Maybe they are testing the waters... with the other thread on how the "new" TiVo software might overlay on the HR series box. Hmmm I would pay for use of the TiVo system for sure!
 
DirecTV profits off the "mirroring fee"; I know, because I pay an extra $20 for the four receivers I have in addition to the main viewing area's.

I'm actually giving less a **** about technological features and would prefer to focus on content. Programming content.

No. 1: We need more national HD channels. DirecTV keeps resting on its laurels as if I'm going to support them, automatically, for the rest of my life. Uh, no DirecTV! I keep track of the competition. I'm in a market with three cable providers and another minidish satellite service … and that gives me options.

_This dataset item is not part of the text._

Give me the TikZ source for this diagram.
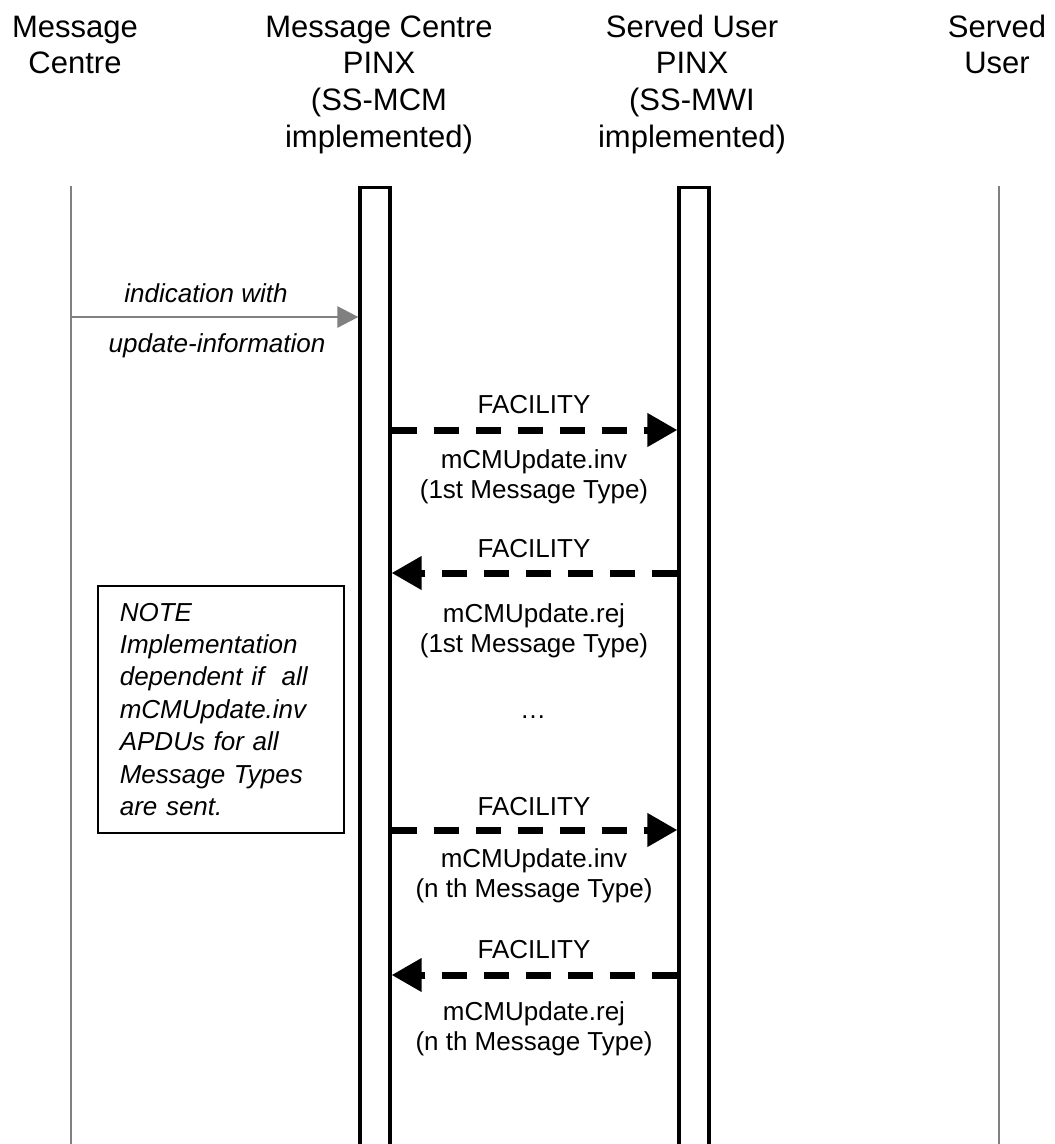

No. 2: If they cannot resist technological capabilities, here's a suggestion: Find a way to give me On Demand without my having to involve my computer. (With two DVRs, an unsophisticated knowledge of computer tech, this is one service I do not use.)
 
network wireing and a router to keep it on it's own subnet and routed through your home network for internet connectivity. kind of the way I have mine setup. That way i do not have unwanted trafic on eachothers network.
If you use switches, you don't have to concern yourself so much with subdividing your network. Subnets become largely a security device.

DIRECTV would have to charge big to support a scheme that didn't use basic DHCP.